Feynman Diagrams: Modeling between Physics and Mathematics

The aim of the present paper is to analyze Feynman diagrams within the context of recent historical and philosophical debates about models in science and against the backdrop of other diagrammatic methods in mathematical physics when dealing with infinite or asymptotic series. Today's philosophical model debate largely defines itself by rejecting the traditional understanding of models as mathematical objects that fulfill the axioms of a theory and are isomorphic to an empirical phenomenon. Instead, it emphasizes the autonomy of models within, or even outside, an overarching theory. The example of Feynman diagrams shows that models thus conceived do not necessarily cease to be mathematical objects, if only in a heuristic or "theoretical" sense.
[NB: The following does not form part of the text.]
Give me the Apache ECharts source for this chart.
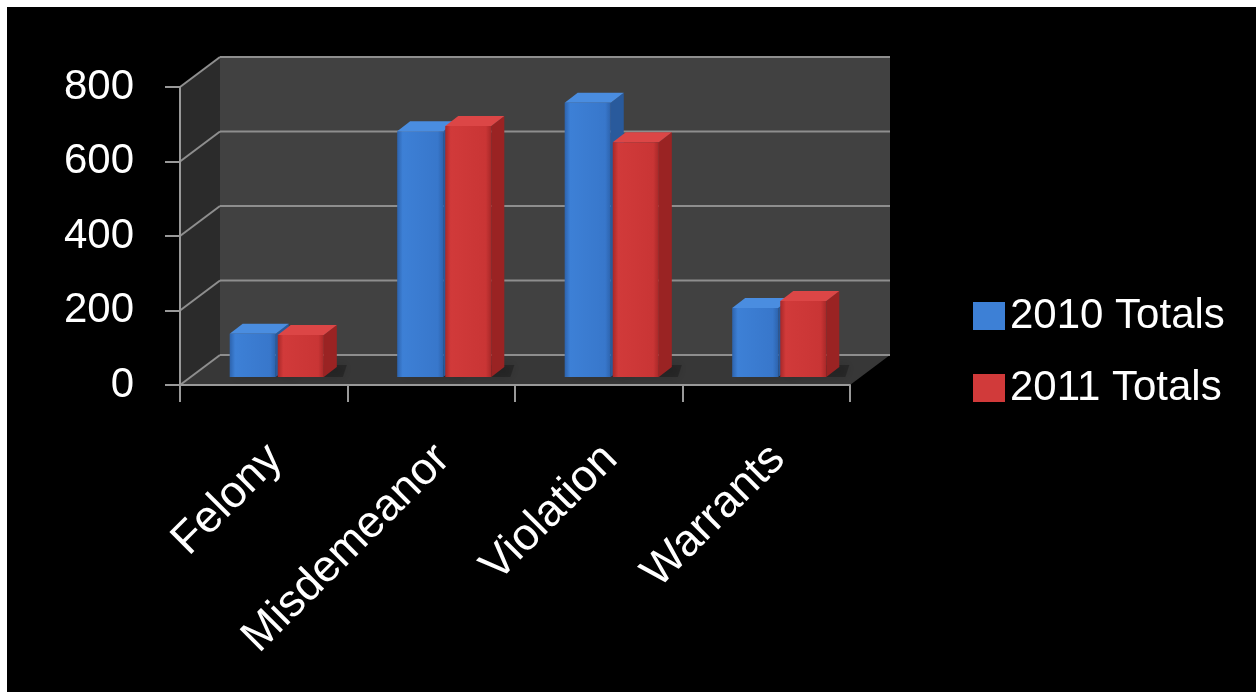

Integrating Feynman diagrams into the mathematical tradition of infinite or asymptotic series allows one to avoid the dichotomy whether they represent mathematical or physical objects, or a mere tool mediating between them. Along those lines one does, however, not obtain a universal answer to the question as to what Feynman diagrams represent. A single Feynman diagram, in actual scientific practice, can stand for a single mathematical expression or for a physical phenomenon depending on whether the diagram stands for a single term in an infinite series or for a subseries that is given a physical interpretation. This reading of the representation problem also derives support from the historical fact that Feynman was initially motivated by the Breit-Schrödinger model of a quivering electron. Following Schrödinger, such fluctuations may be considered as a physical phenomenon in its own right that is mathematically construed from the macro-level without having a physically fully specified micro-theory.